— start DATA SEGMENT —

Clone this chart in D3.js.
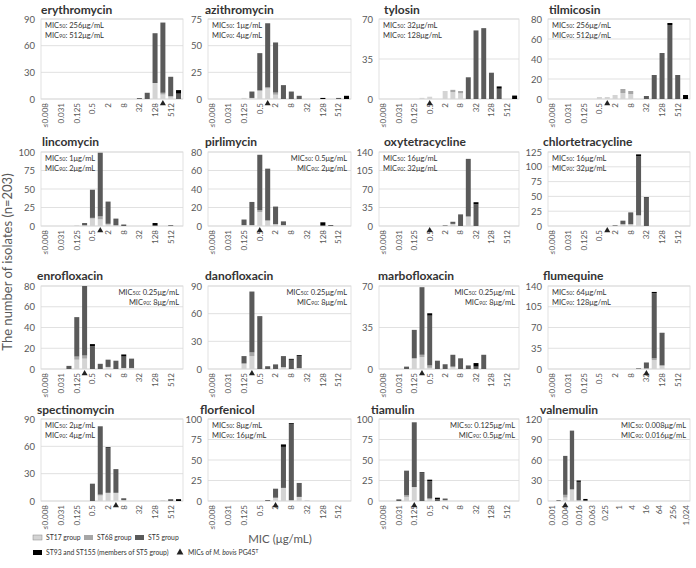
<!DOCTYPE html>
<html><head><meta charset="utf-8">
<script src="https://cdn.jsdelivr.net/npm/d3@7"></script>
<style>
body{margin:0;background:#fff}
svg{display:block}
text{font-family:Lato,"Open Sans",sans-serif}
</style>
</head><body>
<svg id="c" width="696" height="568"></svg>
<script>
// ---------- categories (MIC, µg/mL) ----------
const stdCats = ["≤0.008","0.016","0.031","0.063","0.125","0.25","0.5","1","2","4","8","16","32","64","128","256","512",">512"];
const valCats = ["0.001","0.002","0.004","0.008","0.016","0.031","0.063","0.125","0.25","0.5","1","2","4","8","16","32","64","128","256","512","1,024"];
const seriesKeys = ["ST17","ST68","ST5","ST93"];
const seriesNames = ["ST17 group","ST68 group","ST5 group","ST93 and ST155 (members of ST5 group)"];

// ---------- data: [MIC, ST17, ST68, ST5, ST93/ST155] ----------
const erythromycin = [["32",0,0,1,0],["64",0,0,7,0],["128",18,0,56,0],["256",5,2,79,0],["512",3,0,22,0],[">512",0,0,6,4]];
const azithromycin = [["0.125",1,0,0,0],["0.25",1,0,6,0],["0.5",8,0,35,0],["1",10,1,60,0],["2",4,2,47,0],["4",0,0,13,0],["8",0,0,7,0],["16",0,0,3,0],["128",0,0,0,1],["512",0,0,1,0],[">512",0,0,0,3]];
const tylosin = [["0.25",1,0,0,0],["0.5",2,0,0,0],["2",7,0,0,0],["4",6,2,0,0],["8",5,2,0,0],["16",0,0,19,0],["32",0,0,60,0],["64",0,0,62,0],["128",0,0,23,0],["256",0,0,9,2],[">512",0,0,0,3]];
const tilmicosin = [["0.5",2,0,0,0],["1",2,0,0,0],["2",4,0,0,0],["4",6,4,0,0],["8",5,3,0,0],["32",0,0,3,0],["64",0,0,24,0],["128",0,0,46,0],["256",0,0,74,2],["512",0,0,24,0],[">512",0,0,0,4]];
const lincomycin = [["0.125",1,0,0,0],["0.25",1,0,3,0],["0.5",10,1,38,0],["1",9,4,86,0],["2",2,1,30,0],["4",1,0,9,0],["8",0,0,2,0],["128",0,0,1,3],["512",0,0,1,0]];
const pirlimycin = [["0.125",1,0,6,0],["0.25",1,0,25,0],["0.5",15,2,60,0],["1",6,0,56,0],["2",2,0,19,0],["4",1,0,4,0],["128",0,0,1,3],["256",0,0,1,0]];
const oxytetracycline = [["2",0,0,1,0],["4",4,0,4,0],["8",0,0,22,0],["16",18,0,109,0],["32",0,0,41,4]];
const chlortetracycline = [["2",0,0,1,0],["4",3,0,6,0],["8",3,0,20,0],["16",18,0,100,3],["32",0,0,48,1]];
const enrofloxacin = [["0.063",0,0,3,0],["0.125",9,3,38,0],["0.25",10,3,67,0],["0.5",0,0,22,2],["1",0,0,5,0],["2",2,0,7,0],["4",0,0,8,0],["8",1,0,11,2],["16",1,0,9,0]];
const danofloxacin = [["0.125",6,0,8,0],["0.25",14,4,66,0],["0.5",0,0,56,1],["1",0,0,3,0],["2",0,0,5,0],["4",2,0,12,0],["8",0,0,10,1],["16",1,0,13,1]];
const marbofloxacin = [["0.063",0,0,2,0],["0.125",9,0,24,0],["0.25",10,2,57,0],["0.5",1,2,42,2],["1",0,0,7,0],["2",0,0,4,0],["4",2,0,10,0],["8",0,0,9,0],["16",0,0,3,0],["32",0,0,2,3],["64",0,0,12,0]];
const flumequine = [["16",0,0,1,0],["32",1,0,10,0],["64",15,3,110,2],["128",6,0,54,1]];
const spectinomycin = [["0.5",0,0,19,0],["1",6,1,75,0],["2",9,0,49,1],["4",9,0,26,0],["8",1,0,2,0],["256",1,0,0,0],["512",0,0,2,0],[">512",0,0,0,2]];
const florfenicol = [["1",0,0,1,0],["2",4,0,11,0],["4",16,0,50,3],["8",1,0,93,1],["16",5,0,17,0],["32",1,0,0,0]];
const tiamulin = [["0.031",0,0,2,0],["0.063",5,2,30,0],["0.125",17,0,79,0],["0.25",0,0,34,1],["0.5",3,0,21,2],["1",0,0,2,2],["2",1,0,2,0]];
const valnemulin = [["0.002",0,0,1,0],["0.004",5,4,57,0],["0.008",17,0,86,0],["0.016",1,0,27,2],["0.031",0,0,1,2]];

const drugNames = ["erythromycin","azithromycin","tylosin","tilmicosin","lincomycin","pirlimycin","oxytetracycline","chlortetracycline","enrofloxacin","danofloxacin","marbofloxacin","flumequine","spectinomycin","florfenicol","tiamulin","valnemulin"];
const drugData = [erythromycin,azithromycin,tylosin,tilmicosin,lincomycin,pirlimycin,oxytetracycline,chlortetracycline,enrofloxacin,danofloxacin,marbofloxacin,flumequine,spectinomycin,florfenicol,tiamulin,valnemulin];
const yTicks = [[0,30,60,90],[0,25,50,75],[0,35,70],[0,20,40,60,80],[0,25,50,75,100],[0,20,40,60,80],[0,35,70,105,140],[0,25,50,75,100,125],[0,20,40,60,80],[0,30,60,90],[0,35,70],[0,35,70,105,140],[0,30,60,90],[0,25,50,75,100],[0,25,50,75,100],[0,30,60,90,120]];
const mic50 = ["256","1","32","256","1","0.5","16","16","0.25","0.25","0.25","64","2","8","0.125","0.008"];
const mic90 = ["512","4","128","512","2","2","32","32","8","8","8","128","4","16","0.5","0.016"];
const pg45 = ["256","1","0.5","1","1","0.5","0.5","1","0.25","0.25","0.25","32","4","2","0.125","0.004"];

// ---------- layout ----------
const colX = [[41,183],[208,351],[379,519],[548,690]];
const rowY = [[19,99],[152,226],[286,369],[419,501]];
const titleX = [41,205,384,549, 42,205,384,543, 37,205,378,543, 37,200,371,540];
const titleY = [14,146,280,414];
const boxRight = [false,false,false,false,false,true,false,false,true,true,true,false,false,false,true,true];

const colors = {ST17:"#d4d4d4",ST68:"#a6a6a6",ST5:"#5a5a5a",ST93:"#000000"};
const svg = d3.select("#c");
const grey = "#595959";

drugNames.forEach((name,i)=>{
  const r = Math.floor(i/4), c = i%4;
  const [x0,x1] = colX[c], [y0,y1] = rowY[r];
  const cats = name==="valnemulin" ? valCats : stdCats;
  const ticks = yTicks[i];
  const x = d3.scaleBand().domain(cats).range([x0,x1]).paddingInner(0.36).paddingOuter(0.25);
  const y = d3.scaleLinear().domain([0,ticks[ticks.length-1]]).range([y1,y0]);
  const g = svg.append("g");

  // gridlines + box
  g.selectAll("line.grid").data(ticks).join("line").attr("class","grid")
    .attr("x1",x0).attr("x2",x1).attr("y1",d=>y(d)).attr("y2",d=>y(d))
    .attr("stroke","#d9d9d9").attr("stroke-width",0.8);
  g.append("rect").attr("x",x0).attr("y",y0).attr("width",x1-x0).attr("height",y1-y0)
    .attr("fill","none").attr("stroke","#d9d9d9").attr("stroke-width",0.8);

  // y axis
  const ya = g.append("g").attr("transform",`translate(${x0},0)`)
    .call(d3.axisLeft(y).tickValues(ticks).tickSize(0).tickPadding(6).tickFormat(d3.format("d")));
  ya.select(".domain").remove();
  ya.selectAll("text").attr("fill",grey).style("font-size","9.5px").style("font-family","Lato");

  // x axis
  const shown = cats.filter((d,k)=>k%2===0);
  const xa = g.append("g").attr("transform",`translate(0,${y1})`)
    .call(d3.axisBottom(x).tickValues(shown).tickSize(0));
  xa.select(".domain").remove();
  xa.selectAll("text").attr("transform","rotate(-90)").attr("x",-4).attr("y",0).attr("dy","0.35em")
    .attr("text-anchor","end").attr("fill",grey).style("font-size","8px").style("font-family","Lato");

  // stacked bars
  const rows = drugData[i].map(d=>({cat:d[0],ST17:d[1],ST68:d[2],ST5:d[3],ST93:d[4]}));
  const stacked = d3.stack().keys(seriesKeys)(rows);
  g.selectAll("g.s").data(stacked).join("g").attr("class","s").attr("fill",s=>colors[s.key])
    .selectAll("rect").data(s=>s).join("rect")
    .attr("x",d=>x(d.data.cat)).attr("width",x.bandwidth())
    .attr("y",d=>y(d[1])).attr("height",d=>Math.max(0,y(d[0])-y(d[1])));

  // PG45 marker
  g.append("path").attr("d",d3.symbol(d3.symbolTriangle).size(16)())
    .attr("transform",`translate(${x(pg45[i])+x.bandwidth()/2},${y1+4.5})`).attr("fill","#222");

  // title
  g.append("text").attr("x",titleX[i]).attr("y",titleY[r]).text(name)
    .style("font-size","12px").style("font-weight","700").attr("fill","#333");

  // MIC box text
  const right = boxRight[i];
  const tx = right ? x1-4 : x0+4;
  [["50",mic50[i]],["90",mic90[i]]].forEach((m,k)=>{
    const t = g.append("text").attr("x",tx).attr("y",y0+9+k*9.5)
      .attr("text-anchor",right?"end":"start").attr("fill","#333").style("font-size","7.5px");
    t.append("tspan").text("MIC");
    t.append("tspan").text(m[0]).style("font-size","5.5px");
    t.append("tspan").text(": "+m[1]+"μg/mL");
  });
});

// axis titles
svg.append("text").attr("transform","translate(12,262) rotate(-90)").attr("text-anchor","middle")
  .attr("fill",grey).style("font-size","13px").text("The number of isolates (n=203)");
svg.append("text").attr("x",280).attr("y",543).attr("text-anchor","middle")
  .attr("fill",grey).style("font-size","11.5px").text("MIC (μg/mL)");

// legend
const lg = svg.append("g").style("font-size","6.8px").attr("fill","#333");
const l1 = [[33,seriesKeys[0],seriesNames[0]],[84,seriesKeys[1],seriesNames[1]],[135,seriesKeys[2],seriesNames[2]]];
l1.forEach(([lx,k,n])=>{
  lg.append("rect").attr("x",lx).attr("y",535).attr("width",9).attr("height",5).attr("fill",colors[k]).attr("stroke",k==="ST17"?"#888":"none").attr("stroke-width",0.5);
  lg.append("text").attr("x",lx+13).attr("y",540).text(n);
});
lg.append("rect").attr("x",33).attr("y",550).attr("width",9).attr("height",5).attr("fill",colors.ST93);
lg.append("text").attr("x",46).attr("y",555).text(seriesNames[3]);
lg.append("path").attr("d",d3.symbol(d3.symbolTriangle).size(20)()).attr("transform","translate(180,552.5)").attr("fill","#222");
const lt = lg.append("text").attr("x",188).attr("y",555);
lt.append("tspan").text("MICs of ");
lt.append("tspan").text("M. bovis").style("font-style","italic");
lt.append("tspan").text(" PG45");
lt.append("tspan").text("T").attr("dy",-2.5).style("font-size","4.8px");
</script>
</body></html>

— end DATA SEGMENT —

§ **DIRECTIONS**
Repeat the listing above from its first line through the line that contains "and ST155 (members", both included, and nothing more. Drop the pictures.

§ **SOLUTION BELOW**
Clone this chart in D3.js.
<!DOCTYPE html>
<html><head><meta charset="utf-8">
<script src="https://cdn.jsdelivr.net/npm/d3@7"></script>
<style>
body{margin:0;background:#fff}
svg{display:block}
text{font-family:Lato,"Open Sans",sans-serif}
</style>
</head><body>
<svg id="c" width="696" height="568"></svg>
<script>
// ---------- categories (MIC, µg/mL) ----------
const stdCats = ["≤0.008","0.016","0.031","0.063","0.125","0.25","0.5","1","2","4","8","16","32","64","128","256","512",">512"];
const valCats = ["0.001","0.002","0.004","0.008","0.016","0.031","0.063","0.125","0.25","0.5","1","2","4","8","16","32","64","128","256","512","1,024"];
const seriesKeys = ["ST17","ST68","ST5","ST93"];
const seriesNames = ["ST17 group","ST68 group","ST5 group","ST93 and ST155 (members of ST5 group)"];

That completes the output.